Los ayudantes tradicionales de los Coen, Carter Burdwell en la banda sonora y Roger Deakins en la fotografía (no incluyo a Roderick Haynes como montajista, porque es el seudónimo de los directores) aportan a crear esta atmósfera depresiva, fría, casi psicodélica, propia de los suburbios de los ‘60s.

Los Coen son fieles a la narración tradicionalista judía, pero la trangiversan a su piacere. Si los cuentos morales judíos, buscan respuestas en historias de personas comunes a las que les suceden eventos extraordinarios, o en sueños, que en forma simbólica, representan las acciones que las personas deben tomar para seguir su vida (hay que buscar la semiosis en la historia de José, de la Biblia), Joel y Ethan deciden con los respectivos relatos y sueños confundir más al protagonista y aumentar la paranoia general. En ese sentido, ni Woody Allen,  un ateo confeso, se ha animado a cuestionar tantos preceptos y tradiciones. Ambos utilizan el humor, pero mientras que Allen es suave y superficial, los Coen son incisivos y molestos.

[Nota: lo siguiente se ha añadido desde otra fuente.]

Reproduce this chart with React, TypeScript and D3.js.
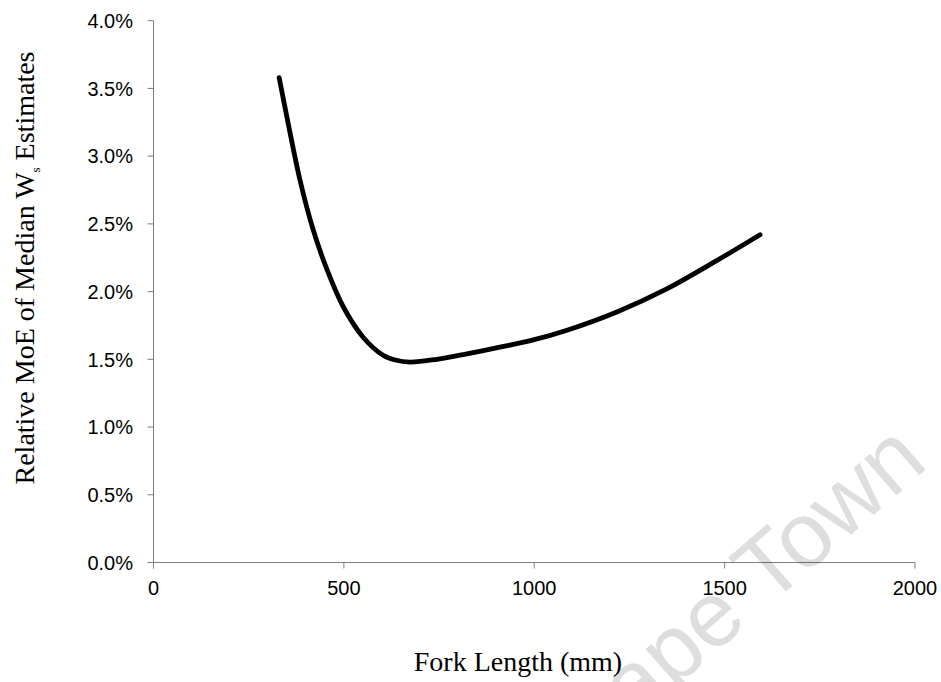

Sin demasiadas pretensiones, los directores, construyen una obra redonda, pero abierta a múltiples discusiones, reflexiones sobre el sentido de la vida, con un final extraordinariamente agnostico, pero creyente. Al igual que los Monty Pythons, les interesa poco y nada, dar respuestas a ello.

Básicamente, siguen siendo los molestos chicos que juegan en la esquina del arenero. Solo que, esta vez, desde su rinconcito, han creado un monumental castillo, una obra maestra… apenas con un puñado de arena y buenas ideas.